The question is if this should be achieved via some sort of widely available,
low cost way of providing a widely recognised degree-like thing _or_ by
removing the need for a degree-like thing in altogether & replacing them with
specific certification (like CPA) whenever it is necessary (a small fraction
of those jobs employing mostly university graduates).

But either way we need accessible education.

------
netcan
I actually don't understand how publishing houses still have control over this
industry. With recreational/consumer books, authors need the publishers
marketing machines. With textbooks,

\- Many can just prescribe to their own students. 'Introduction to Economics'
could sell 1k units a year in just one University.
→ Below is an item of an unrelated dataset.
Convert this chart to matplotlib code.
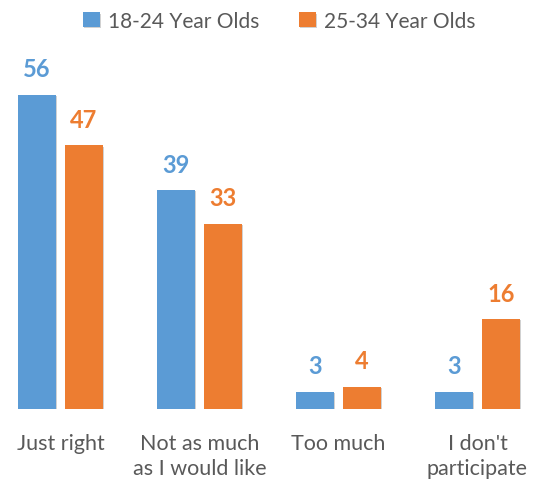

\- Authors are presumably already known/respected/wrote the previous version.

\- Many academics prescribing the damn things freely admit that one doesn't
differ too much from the other.

------
pchristensen
Richard Baraniuk of Connexions (mentioned in the article) talked at TED a
while ago:

[http://www.ted.com/index.php/talks/richard_baraniuk_on_open_...](http://www.ted.com/index.php/talks/richard_baraniuk_on_open_source_learning.html)

------
byrneseyeview
My Intermediate Micro professor suggested McAfee's book as a great resource
that would tell us all we needed to know about economics, and do so quite
rigorously...

... the week after he told us we'd have to buy $200 worth of dead-tree
textbooks for the class.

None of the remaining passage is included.